Just when you think this whole cremation-vs.-cryonics storyline has reached its zenith, something else happens to help it dip to new lows.

The most frequently asked, sports-related question I’ve heard the last two weeks is “What do you think about Ted Williams’ son?”

Think? I honestly don’t know. Feel? Definite disgust.

“The Kid’s” son seems to have less redemptive hope than Ebeneezer Scrooge, before the ghosts of Christmas past, present and future visited. It’s easy to think of him as ignorant, but the man is well-educated (University of Maine’s Class of 1991) and has done well for himself, albeit by turning his father into a cottage industry.

It is somehow appropriate that the man whose 15 minutes of fame should have long since expired earned a B.S. because John Henry has churned out a lot of it: from public charges and court cases in the mid-1990’s, when he asserted that 80 percent of sports memorabilia bearing his father’s signature was fake; to a 1998 case involving his father’s stolen championship rings; to still another one in which he sued half-sister Claudia Williams for selling some autographed baseball bats Ted Williams had given her.

And now this cryonics case, the top of a big heap of court-related embarrassments.

Granted, many published reports have not depicted the Splendid Splinter as a candidate for father of the year, given his lack of involvement with his children when they were growing up, but one hopes this isn’t some long-reaching plan hatched by John Henry to pay his dad back for his absentee-style fatherhood. It’s understandable if he harbored resentment from not having his dad around, but that’s no excuse to sully his father’s memory to the degree it has been.
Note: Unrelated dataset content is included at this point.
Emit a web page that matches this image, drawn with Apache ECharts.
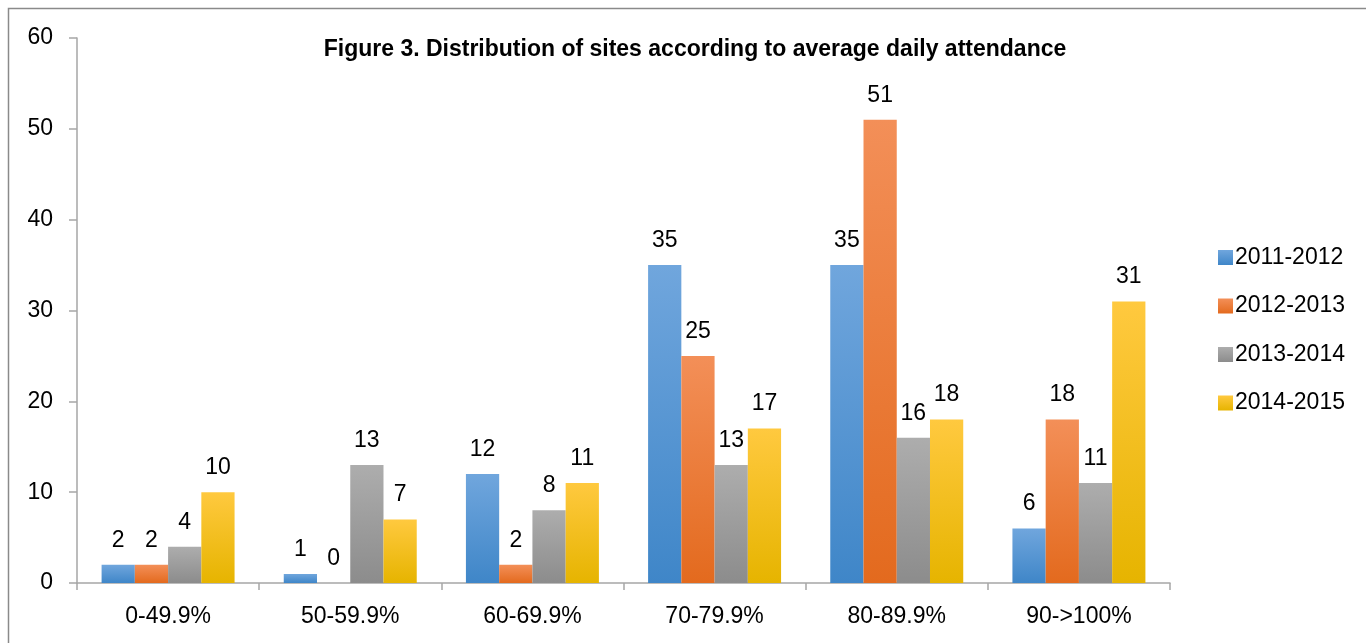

John Henry Williams and sister Claudia insist through their attorney that they are not trying to have their father frozen in a cryonics lab, as some have charged, to preserve his DNA for possible future sale. But given the younger Williams’ well-documented history of cashing in on his father’s fame, it’s not hard to imagine that as being a prime motivation for this court battle.

Whatever the reason, you have half-sister vs. half-brother, half-sister vs. half-sister, and numerous other factions involving Ted Williams’ family, friends, lawyers, and even the executor of his will locked in pitched legal battles. Even the devious and twisted minds behind the “Jerry Springer Show” would be hard-pressed to come up with stuff like this.

And the ultimate loser after all this nauseating behavior has long since subsided? Ted Williams’ memory.

No matter which version of John Henry you believe is the real one – the 33-year-old estranged son trying to re-connect with his father in a bid to salvage a father-son relationship in the father’s latter stages of life, or the manipulative opportunist who looked at his father simply as a meal ticket – the damage has already been done, and most of it by him.

A sign seen outside the courthouse where the Williams’ cremation case is being heard offered a poignant commentary on the whole sordid affair: “Free Ted. Freeze John Henry.”

But radio personality Rush Limbaugh put it best: If Ted Williams’ DNA does go on sale, let the buyer beware. Keep in mind that it’s the same DNA responsible for the creation of one John Henry Williams.